It’s 11 am as I recline on a lounger and watch tiny white butterflies skim over a private beach lapped by gentle waves in all shades of blue and green.
Georgia, the sharp-eyed and soft-spoken beach server, is offering me a complimentary Planter’s Punch, expertly prepared by Teddy, the resident beach bartender for over 60 years (that’s not a typo!).
In about an hour, Donald, the beach waiter, will take my lunch order and, when it’s ready, he’ll quickly set up a table beside my chair for a toes-in-the-sand meal complete with heavy cutlery and pressed linen napkins.

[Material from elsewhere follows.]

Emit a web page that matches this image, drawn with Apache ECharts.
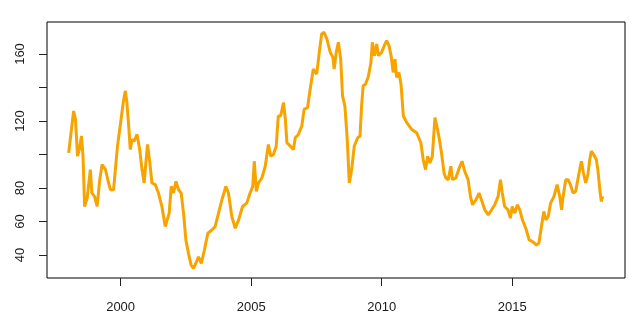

The setting could only be Jamaica Inn, which I have visited eight times and which keeps calling me back.
The Inn, which is painted the prettiest shade of Wedgwood blue, has been owned by the charming and hands-on Morrow Family for over 50 years and, while it’s set in the tourist mecca of Ocho Rios, is the antithesis of all-inclusive, party resorts.
This is a place where guests dress for dinner (white dinner jackets and floor-length gowns are not uncommon here); where Winston Churchill painted watercolours (there’s a suite named after him); where Marilyn Monroe and Arthur Miller wined and dined on the starlit terrace. It’s a spot where every room has an ocean view and comes with a verandah as big as the room itself and is thus furnished accordingly – think slip-covered sofas, coffee tables, desks and reading lamps for very civilized alfresco relaxing.
Fast forward to 2018 and not much has changed – thankfully! That’s just the way guests like it and why so many of them return again and again (me included).
It’s not for everyone: kids aren’t allowed and guests are usually tucked up in bed by 11:00 pm, but if you crave a quiet, calm and very grown-up getaway with a little bit of dress-for-dinner glamour, Jamaica Inn will not disappoint.